_Problem details_
Could you retype the lines below, starting at the line holding "Rebuild this diagram" and stopping at the line holding "(t3) at (740,35)", inclusive? Copy them exactly and drop the images.

(Rows from a dataset of charts and code)
*-*-*
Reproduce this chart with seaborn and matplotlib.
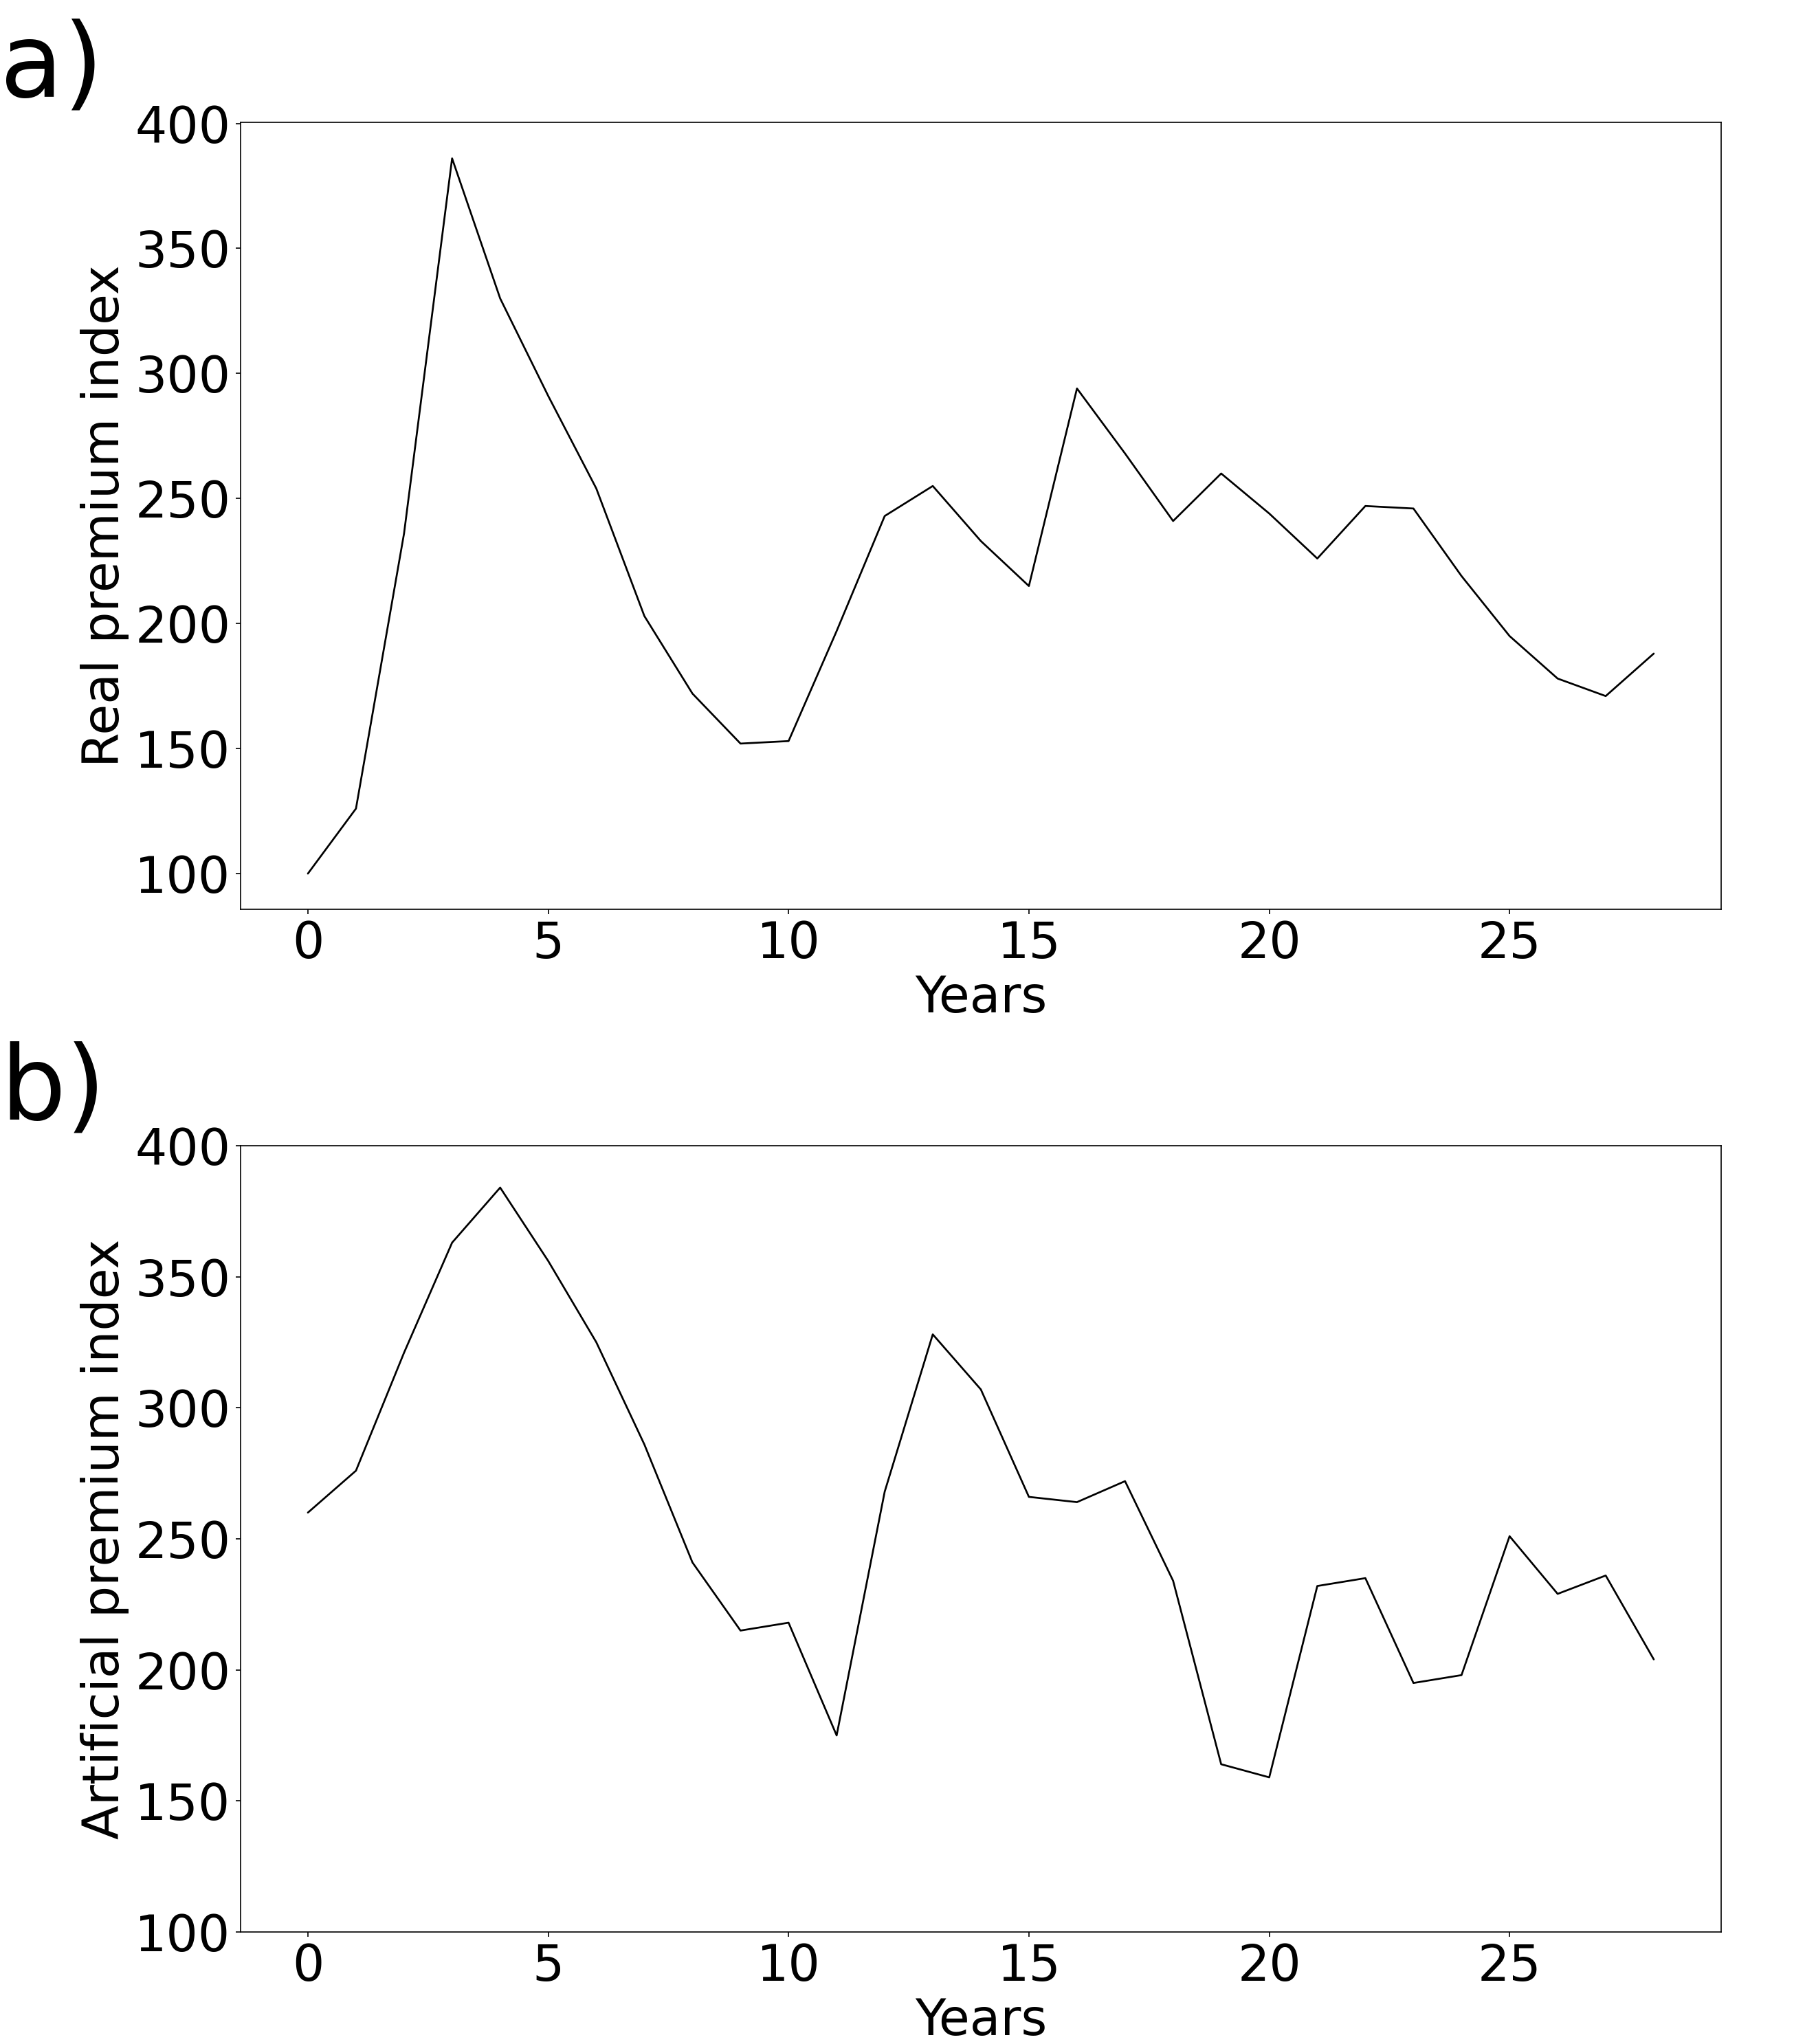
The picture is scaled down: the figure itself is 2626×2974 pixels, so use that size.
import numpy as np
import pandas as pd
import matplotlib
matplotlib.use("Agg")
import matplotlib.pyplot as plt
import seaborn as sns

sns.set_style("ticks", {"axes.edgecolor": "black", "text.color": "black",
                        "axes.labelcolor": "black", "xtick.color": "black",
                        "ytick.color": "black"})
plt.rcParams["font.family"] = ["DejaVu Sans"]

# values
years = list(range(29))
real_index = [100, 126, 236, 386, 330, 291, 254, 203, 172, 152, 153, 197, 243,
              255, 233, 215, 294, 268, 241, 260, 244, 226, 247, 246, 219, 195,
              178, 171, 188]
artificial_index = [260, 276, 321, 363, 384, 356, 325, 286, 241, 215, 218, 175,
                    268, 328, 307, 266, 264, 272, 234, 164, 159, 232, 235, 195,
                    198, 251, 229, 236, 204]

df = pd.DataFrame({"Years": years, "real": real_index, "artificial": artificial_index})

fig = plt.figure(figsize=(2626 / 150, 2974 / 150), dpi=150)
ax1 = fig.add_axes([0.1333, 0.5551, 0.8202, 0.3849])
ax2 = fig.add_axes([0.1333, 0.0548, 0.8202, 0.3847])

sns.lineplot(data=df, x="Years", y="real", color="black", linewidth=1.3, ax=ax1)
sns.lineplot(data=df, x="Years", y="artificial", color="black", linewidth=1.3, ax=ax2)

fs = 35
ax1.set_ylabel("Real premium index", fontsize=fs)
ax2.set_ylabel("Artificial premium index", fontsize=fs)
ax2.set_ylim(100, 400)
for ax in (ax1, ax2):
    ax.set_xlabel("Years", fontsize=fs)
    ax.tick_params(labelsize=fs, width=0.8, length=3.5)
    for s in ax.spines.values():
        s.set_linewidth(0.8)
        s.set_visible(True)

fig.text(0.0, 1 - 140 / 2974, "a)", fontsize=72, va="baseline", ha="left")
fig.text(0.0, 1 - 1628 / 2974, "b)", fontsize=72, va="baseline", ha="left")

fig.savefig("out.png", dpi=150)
*-*-*
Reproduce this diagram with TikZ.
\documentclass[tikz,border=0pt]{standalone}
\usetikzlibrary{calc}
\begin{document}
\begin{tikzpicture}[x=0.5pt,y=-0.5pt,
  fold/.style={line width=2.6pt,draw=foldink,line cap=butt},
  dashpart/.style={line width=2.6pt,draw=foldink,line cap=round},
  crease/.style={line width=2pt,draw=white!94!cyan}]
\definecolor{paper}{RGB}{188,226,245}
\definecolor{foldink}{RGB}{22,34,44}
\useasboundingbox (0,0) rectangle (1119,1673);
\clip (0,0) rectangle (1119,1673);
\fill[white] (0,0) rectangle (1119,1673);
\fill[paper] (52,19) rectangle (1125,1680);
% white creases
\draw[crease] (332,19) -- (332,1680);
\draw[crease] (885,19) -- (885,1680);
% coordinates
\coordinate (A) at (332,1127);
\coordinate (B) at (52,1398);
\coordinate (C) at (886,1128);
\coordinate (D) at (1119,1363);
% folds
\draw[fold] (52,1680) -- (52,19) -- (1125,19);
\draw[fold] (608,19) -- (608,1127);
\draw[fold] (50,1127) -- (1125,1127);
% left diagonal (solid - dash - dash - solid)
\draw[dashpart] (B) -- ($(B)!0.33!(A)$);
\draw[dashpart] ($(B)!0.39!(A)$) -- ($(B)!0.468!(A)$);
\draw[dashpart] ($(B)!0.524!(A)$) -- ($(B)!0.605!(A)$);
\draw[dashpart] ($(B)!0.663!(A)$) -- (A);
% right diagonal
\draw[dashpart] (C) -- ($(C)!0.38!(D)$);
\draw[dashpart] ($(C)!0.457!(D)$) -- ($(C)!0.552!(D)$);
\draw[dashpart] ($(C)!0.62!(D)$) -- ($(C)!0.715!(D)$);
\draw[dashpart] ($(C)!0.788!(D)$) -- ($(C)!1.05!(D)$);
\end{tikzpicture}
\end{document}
*-*-*
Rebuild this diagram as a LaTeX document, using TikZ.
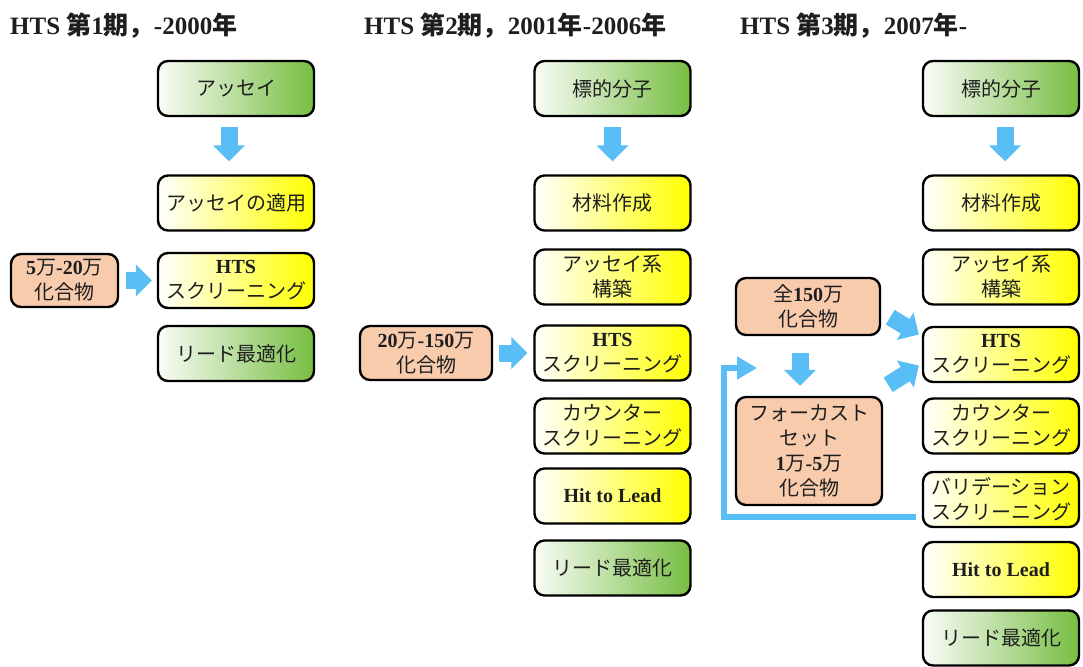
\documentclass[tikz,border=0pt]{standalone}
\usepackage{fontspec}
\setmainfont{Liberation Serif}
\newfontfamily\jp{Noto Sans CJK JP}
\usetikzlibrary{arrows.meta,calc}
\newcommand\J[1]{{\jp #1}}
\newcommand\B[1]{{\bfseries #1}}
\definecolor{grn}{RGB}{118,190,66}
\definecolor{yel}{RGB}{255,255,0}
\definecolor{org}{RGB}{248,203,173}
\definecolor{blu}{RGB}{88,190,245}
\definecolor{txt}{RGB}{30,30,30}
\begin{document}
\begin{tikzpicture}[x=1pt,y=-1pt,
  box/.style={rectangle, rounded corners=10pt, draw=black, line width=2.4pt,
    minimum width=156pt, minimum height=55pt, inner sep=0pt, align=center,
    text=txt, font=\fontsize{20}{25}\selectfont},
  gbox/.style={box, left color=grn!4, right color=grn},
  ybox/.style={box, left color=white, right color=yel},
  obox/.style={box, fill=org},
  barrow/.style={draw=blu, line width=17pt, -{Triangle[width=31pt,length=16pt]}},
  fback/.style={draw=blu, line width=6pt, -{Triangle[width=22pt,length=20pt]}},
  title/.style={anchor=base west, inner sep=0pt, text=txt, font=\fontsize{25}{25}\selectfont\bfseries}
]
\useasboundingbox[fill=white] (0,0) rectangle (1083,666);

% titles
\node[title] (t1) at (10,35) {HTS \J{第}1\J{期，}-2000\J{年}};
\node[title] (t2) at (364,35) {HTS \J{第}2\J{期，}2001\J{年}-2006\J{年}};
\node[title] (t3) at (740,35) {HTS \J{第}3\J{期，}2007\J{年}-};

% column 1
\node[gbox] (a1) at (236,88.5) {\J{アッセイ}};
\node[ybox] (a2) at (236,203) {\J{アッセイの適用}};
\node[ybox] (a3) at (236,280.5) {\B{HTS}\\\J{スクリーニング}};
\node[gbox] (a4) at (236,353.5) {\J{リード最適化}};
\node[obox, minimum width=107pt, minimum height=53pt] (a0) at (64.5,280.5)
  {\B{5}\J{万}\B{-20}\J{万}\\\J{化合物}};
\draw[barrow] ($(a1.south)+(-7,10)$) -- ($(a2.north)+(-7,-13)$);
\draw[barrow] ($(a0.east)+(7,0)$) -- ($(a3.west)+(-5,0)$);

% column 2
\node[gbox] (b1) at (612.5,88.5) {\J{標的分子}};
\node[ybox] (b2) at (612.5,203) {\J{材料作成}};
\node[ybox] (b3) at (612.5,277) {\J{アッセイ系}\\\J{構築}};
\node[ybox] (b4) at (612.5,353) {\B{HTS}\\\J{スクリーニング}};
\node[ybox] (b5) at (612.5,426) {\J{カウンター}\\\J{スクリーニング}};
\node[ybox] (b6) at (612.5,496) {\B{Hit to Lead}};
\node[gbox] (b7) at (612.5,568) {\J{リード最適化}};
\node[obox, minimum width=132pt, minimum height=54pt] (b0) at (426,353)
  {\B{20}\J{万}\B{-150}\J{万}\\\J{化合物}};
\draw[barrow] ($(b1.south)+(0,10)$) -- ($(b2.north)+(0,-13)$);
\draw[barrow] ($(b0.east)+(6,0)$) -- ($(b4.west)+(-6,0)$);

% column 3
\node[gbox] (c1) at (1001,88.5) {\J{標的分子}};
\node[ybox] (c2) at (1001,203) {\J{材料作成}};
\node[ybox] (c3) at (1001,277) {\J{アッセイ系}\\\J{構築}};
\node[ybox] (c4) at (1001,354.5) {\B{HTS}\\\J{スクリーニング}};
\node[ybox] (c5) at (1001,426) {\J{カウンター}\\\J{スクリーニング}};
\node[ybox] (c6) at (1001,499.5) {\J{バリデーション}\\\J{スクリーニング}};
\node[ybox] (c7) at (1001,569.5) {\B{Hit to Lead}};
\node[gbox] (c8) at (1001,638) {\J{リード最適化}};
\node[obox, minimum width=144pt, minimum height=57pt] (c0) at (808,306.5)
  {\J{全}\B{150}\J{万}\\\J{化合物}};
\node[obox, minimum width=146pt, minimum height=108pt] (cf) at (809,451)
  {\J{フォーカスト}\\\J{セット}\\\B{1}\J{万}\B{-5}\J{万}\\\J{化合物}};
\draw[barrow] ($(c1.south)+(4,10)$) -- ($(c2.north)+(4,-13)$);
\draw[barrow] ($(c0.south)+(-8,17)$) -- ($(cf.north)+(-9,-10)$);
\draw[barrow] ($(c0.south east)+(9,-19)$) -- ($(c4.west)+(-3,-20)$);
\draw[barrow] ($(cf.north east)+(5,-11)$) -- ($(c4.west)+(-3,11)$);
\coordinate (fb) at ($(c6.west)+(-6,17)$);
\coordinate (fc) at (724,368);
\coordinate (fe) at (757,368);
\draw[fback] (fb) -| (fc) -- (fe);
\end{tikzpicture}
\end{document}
*-*-*
_Expected answer_
Rebuild this diagram as a LaTeX document, using TikZ.
\documentclass[tikz,border=0pt]{standalone}
\usepackage{fontspec}
\setmainfont{Liberation Serif}
\newfontfamily\jp{Noto Sans CJK JP}
\usetikzlibrary{arrows.meta,calc}
\newcommand\J[1]{{\jp #1}}
\newcommand\B[1]{{\bfseries #1}}
\definecolor{grn}{RGB}{118,190,66}
\definecolor{yel}{RGB}{255,255,0}
\definecolor{org}{RGB}{248,203,173}
\definecolor{blu}{RGB}{88,190,245}
\definecolor{txt}{RGB}{30,30,30}
\begin{document}
\begin{tikzpicture}[x=1pt,y=-1pt,
  box/.style={rectangle, rounded corners=10pt, draw=black, line width=2.4pt,
    minimum width=156pt, minimum height=55pt, inner sep=0pt, align=center,
    text=txt, font=\fontsize{20}{25}\selectfont},
  gbox/.style={box, left color=grn!4, right color=grn},
  ybox/.style={box, left color=white, right color=yel},
  obox/.style={box, fill=org},
  barrow/.style={draw=blu, line width=17pt, -{Triangle[width=31pt,length=16pt]}},
  fback/.style={draw=blu, line width=6pt, -{Triangle[width=22pt,length=20pt]}},
  title/.style={anchor=base west, inner sep=0pt, text=txt, font=\fontsize{25}{25}\selectfont\bfseries}
]
\useasboundingbox[fill=white] (0,0) rectangle (1083,666);

% titles
\node[title] (t1) at (10,35) {HTS \J{第}1\J{期，}-2000\J{年}};
\node[title] (t2) at (364,35) {HTS \J{第}2\J{期，}2001\J{年}-2006\J{年}};
\node[title] (t3) at (740,35) {HTS \J{第}3\J{期，}2007\J{年}-};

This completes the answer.